The subjects of schema versioning, document polymorphism, and possibly schema migration, are a vast and sometimes controversial subject...
When it comes to displaying the schema for a MongoDB collection, there are several features that come into play:
When fields are required to appear in every document, we have a visual in the ERD (a star * when a field is required) and a property in the properties pane. When we reverse-engineer a collection to infer the schema, we will mark as "required" any field that appears in 100% of the documents sampled. If a field appears in strictly less than 100% of the sampled documents, it will not be marked as required.
Multiple data types
A given field name can have multiple data types. We support this too. Not only for scalar data types, but also for complex data types (objects and arrays.) Their representation differs depending on whether all the multiple data types are scalar (we simply display the word "multiple" in the ERD and show the details in the properties pane)
or at least one of them is a complex data type. In this case, we have to represent them using a oneOf choice, for example:
In the ERD, the representation is as follows:
We detect this polymorphism during reverse-engineering.
Schema versioning can be tricky to auto-detect during reverse-engineering. That's because we can't tell whether missing fields are on purpose, or as a result of a schema evolution (or worse, as a result of lax development...) But you may for example specify a query for a particular version to be used during reverse-engineering, then repeat the operation for another schema version, then merge the version using a oneOf choice as mentioned above.
Document databases are quite permissive. Used properly, this is a huge advantage. But it also has some drawbacks:
- if too many versions must be maintained, it can quickly lead to diminishing returns and extraneous CPU cycles. Use with moderation.
- if multiple applications read the data, all must be aware of each schema evolution for coherence and integrity. If too many applications are unable to synchronize their lifecycles, this situation becomes rapidly unmanageable.
Of course, one of the great benefits of NoSQL databases is the ability to evolve schemas without downtime. But contrary to popular belief, we observe that best practices, at major organizations having successfully used NoSQL databases for a long time, include systematic schema migration to counter-balance the caveats mentioned above.
There are several schema migration strategies:
- eager migration: all documents are migrated at the introduction of a new schema version (sort of like we used to do with RDBMS, but without downtime...)
- lazy migrations: when reading a document of an old schema version, it is written back with the latest schema version.
- predictive migration: leveraging low system load times, documents can be migrated based on a forecast of near-future need.

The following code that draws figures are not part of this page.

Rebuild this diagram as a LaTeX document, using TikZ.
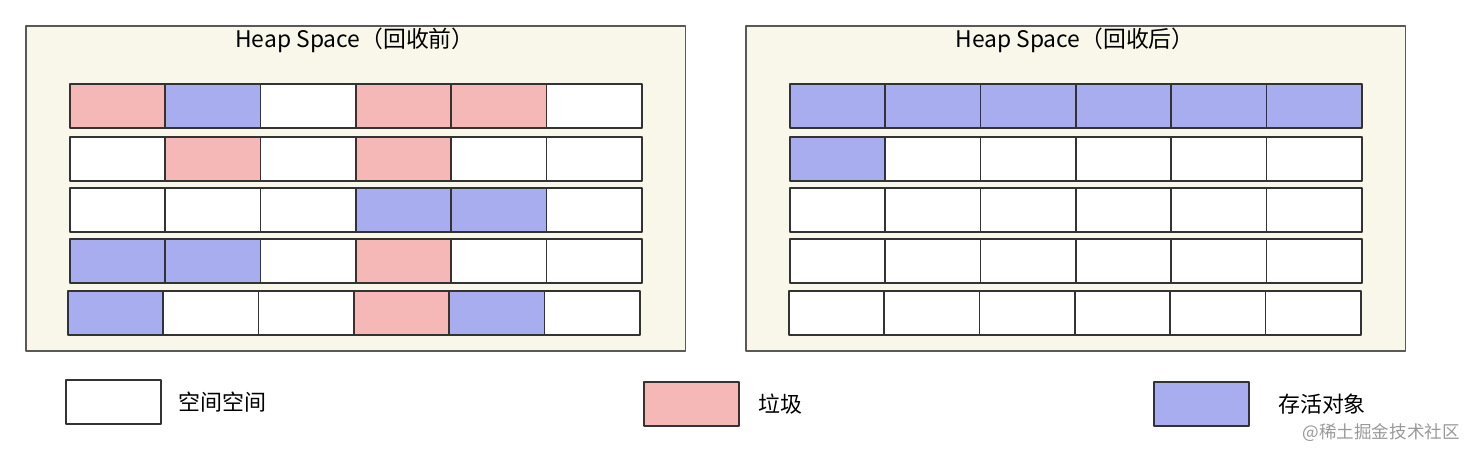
\documentclass[tikz,border=0pt]{standalone}
\usepackage{fontspec}
\setmainfont{Noto Sans CJK SC}
\definecolor{panelbg}{HTML}{F9F7EA}
\definecolor{garbage}{HTML}{F5B8B6}
\definecolor{alive}{HTML}{A8ADF0}
\definecolor{edge}{HTML}{333333}

\begin{document}
\begin{tikzpicture}[x=0.02cm,y=-0.02cm,line join=round,
  panel/.style={draw=black!65,fill=panelbg,line width=0.9pt,inner sep=0pt,anchor=north west,minimum width=13.2cm,minimum height=6.5cm},
  cell/.style={draw=edge,line width=0.9pt,inner sep=0pt,anchor=north west,minimum width=1.907cm,minimum height=0.88cm},
  title/.style={font=\fontsize{13}{15}\selectfont},
  legendtext/.style={anchor=west,font=\fontsize{12.5}{14}\selectfont},
  watermarktext/.style={anchor=east,text=black!40,font=\fontsize{10}{12}\selectfont}]
\useasboundingbox (0,0) rectangle (1469,449);
\node[panel] (before) at (25,25) {};
\node[panel] (after) at (745,25) {};
\node[title] (beforetitle) at (355,40) {Heap Space（回收前）};
\node[title] (aftertitle) at (1075,40) {Heap Space（回收后）};
% before collection
\foreach \row/\y/\dx/\fills in {1/83/0/{garbage,alive,white,garbage,garbage,white},
    2/136/0/{white,garbage,white,garbage,white,white},
    3/187/0/{white,white,white,alive,alive,white},
    4/238/0/{alive,alive,white,garbage,white,white},
    5/290/-2/{alive,white,white,garbage,alive,white}}
  \foreach \f [count=\k] in \fills
    \node[cell,fill=\f] (L\row-\k) at ({69+\dx+(\k-1)*95.33},\y) {};
% after collection
\foreach \row/\y/\dx/\fills in {1/83/0/{alive,alive,alive,alive,alive,alive},
    2/136/0/{alive,white,white,white,white,white},
    3/187/0/{white,white,white,white,white,white},
    4/238/0/{white,white,white,white,white,white},
    5/290/-1/{white,white,white,white,white,white}}
  \foreach \f [count=\k] in \fills
    \node[cell,fill=\f] (R\row-\k) at ({789+\dx+(\k-1)*95.33},\y) {};
% legend
\node[cell,fill=white] (keyfree) at (65,379) {};
\node[legendtext,right=6pt] (keyfreetext) at (keyfree.east) {空间空间};
\node[cell,fill=garbage] (keygarbage) at (643,381) {};
\node[legendtext,right=7pt] (keygarbagetext) at (keygarbage.east) {垃圾};
\node[cell,fill=alive] (keyalive) at (1153,381) {};
\node[legendtext,right=12.5pt] (keyalivetext) at (keyalive.east) {存活对象};
\node[watermarktext] (watermark) at (1466,433) {@稀土掘金技术社区};
\end{tikzpicture}
\end{document}
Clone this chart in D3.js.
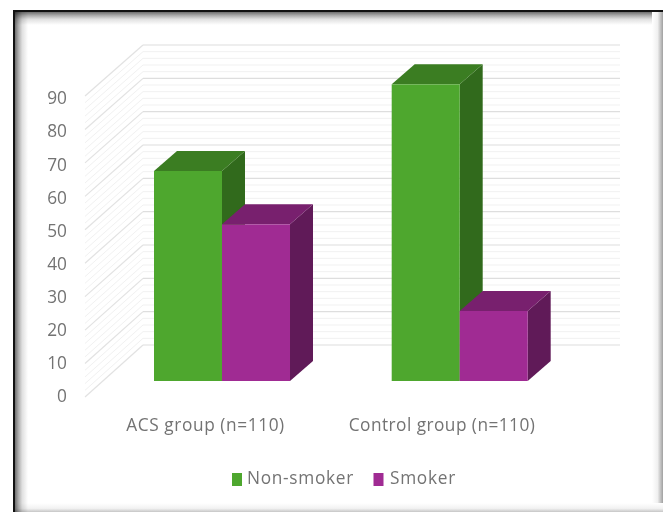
<!DOCTYPE html>
<html>
<head>
<meta charset="utf-8">
<script src="https://cdnjs.cloudflare.com/ajax/libs/d3/7.8.5/d3.min.js"></script>
<style>
html,body{margin:0;padding:0;background:#fff;overflow:hidden}
svg{display:block}
text{font-family:"Open Sans",sans-serif;fill:#737373}
</style>
</head>
<body>
<div id="chart"></div>
<script>
// Smoking status by study group
const categories = ["ACS group (n=110)", "Control group (n=110)"];
const seriesNames = ["Non-smoker", "Smoker"];
const nonSmoker = [63, 89];
const smoker = [47, 21];
const majorTicks = [0, 10, 20, 30, 40, 50, 60, 70, 80, 90];
const minorTicks = d3.range(0, 90.01, 2).filter(v => v % 10 !== 0);

const W = 663, H = 512;
const svg = d3.select("#chart").append("svg").attr("width", W).attr("height", H);
const defs = svg.append("defs");

function fade(id, x1, y1, x2, y2, stops) {
  const g = defs.append("linearGradient").attr("id", id)
    .attr("x1", x1).attr("y1", y1).attr("x2", x2).attr("y2", y2);
  stops.forEach(([o, c]) => g.append("stop").attr("offset", o).attr("stop-color", c));
}
const inner = [[0, "#6e6e6e"], [0.25, "#a8a8a8"], [0.55, "#e0e0e0"], [1, "#ffffff"]];
fade("shTop", 0, 0, 0, 1, inner);
fade("shLeft", 0, 0, 1, 0, inner);
fade("shRight", 0, 0, 1, 0, [[0, "#ffffff"], [0.5, "#f0f0f0"], [1, "#a0a0a0"]]);
fade("shBottom", 0, 0, 0, 1, [[0, "#ffffff"], [0.6, "#f2f2f2"], [1, "#c6c6c6"]]);

// Panel frame: dark rule on the top and left, soft shading on all sides
svg.append("rect").attr("x", 15).attr("y", 12).attr("width", 648).attr("height", 13).attr("fill", "url(#shTop)");
svg.append("rect").attr("x", 652).attr("y", 12).attr("width", 11).attr("height", 500).attr("fill", "url(#shRight)");
svg.append("rect").attr("x", 15).attr("y", 503).attr("width", 648).attr("height", 9).attr("fill", "url(#shBottom)");
svg.append("rect").attr("x", 15).attr("y", 12).attr("width", 13).attr("height", 500)
  .attr("fill", "url(#shLeft)").style("mix-blend-mode", "multiply");
svg.append("rect").attr("x", 13).attr("y", 12).attr("width", 2).attr("height", 500).attr("fill", "#111");
svg.append("rect").attr("x", 13).attr("y", 10).attr("width", 650).attr("height", 2).attr("fill", "#111");

// Wall geometry: front edge of the side wall, back wall, and the plane the bars stand on
const yFront = d3.scaleLinear().domain([0, 90]).range([397, 96]);
const yBack = d3.scaleLinear().domain([0, 90]).range([345, 45]);
const yBar = d3.scaleLinear().domain([0, 90]).range([381, 81]);
const yLabel = d3.scaleLinear().domain([0, 90]).range([397.5, 99.5]);
const wallLeft = 85, wallCorner = 143, wallRight = 620;

const walls = svg.append("g").attr("fill", "none");
function wallLines(values, sideColor, backColor, width) {
  const g = walls.append("g").attr("stroke-width", width);
  g.selectAll(".side").data(values).join("line").attr("class", "side")
    .attr("stroke", sideColor)
    .attr("x1", wallLeft).attr("x2", wallCorner)
    .attr("y1", d => yFront(d)).attr("y2", d => yBack(d));
  g.selectAll(".back").data(values).join("line").attr("class", "back")
    .attr("stroke", backColor)
    .attr("x1", wallCorner).attr("x2", wallRight)
    .attr("y1", d => yBack(d)).attr("y2", d => yBack(d));
}
wallLines(minorTicks, "#f1f1f1", "#f1f1f1", 1);
wallLines(majorTicks, "#e2e2e2", "#dedede", 1.2);

// Value labels
svg.append("g").selectAll("text").data(majorTicks).join("text")
  .attr("transform", d => `translate(67,${yLabel(d)}) scale(1.08,1.12)`)
  .attr("text-anchor", "end").attr("dominant-baseline", "middle")
  .attr("font-size", 16).text(d => d);

// Bars: front face, top and side as separate polygons
const groupStarts = [154, 391.7];
const barW = 68, depthX = 23, depthY = 20;
const palette = [
  { front: "#4ea72e", top: "#3b7d22", side: "#316a1c" },
  { front: "#a02b93", top: "#78206e", side: "#601a58" }
];
const bars = [];
categories.forEach((c, i) => {
  bars.push({ x: groupStarts[i], v: nonSmoker[i], col: palette[0] });
  bars.push({ x: groupStarts[i] + barW, v: smoker[i], col: palette[1] });
});
const gBars = svg.append("g");
const poly = pts => pts.map(p => p.join(",")).join(" ");
bars.forEach(b => {
  const top = yBar(b.v), base = yBar(0), l = b.x, r = b.x + barW;
  gBars.append("polygon").attr("fill", b.col.side)
    .attr("points", poly([[r, top], [r + depthX, top - depthY], [r + depthX, base - depthY], [r, base]]));
  gBars.append("polygon").attr("fill", b.col.top)
    .attr("points", poly([[l, top], [l + depthX, top - depthY], [r + depthX, top - depthY], [r, top]]));
  gBars.append("rect").attr("fill", b.col.front)
    .attr("x", l).attr("y", top).attr("width", barW).attr("height", base - top);
});

// Category labels
const catCentres = [205.5, 442];
svg.append("g").selectAll("text").data(categories).join("text")
  .attr("transform", (d, i) => `translate(${catCentres[i]},431) scale(1.08,1.12)`)
  .attr("text-anchor", "middle").attr("font-size", 16)
  .style("letter-spacing", (d, i) => i === 0 ? "0.55px" : "0.42px").text(d => d);

// Legend
const legendSwatchX = [232, 373.5], legendTextX = [247, 390];
const legend = svg.append("g");
legend.selectAll("rect").data(seriesNames).join("rect")
  .attr("x", (d, i) => legendSwatchX[i]).attr("y", 473).attr("width", 10).attr("height", 13)
  .attr("fill", (d, i) => palette[i].front);
legend.selectAll("text").data(seriesNames).join("text")
  .attr("transform", (d, i) => `translate(${legendTextX[i]},484) scale(1.08,1.12)`)
  .attr("font-size", 16).style("letter-spacing", "0.65px").text(d => d);
</script>
</body>
</html>
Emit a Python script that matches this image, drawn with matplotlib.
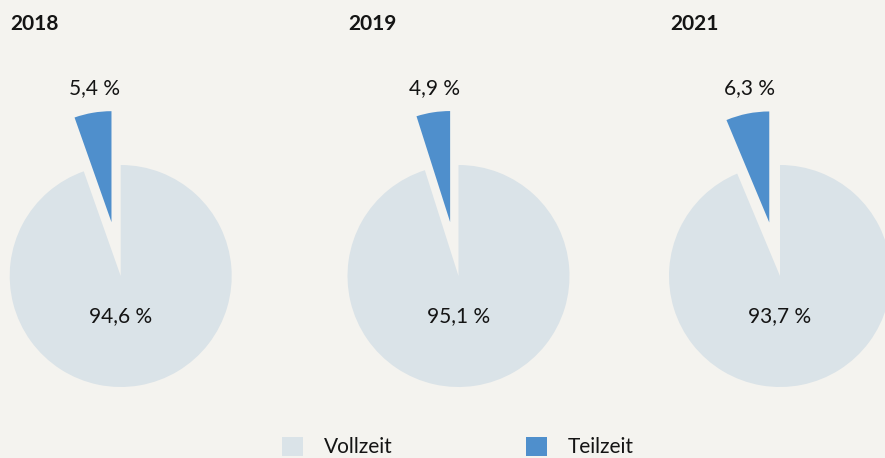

- incremental migration: after predictive migration is mostly completed, the remaining documents can be migrated in blocks until full completion is reached.
- no migration: multiple schema versions are maintained.
Each strategy has its pros and cons, and an associated cost. You should evaluate the strategy best suited for each use case. The context of a specific collection might warrant its specific strategy. Hackolade does not currently provide migration features or services.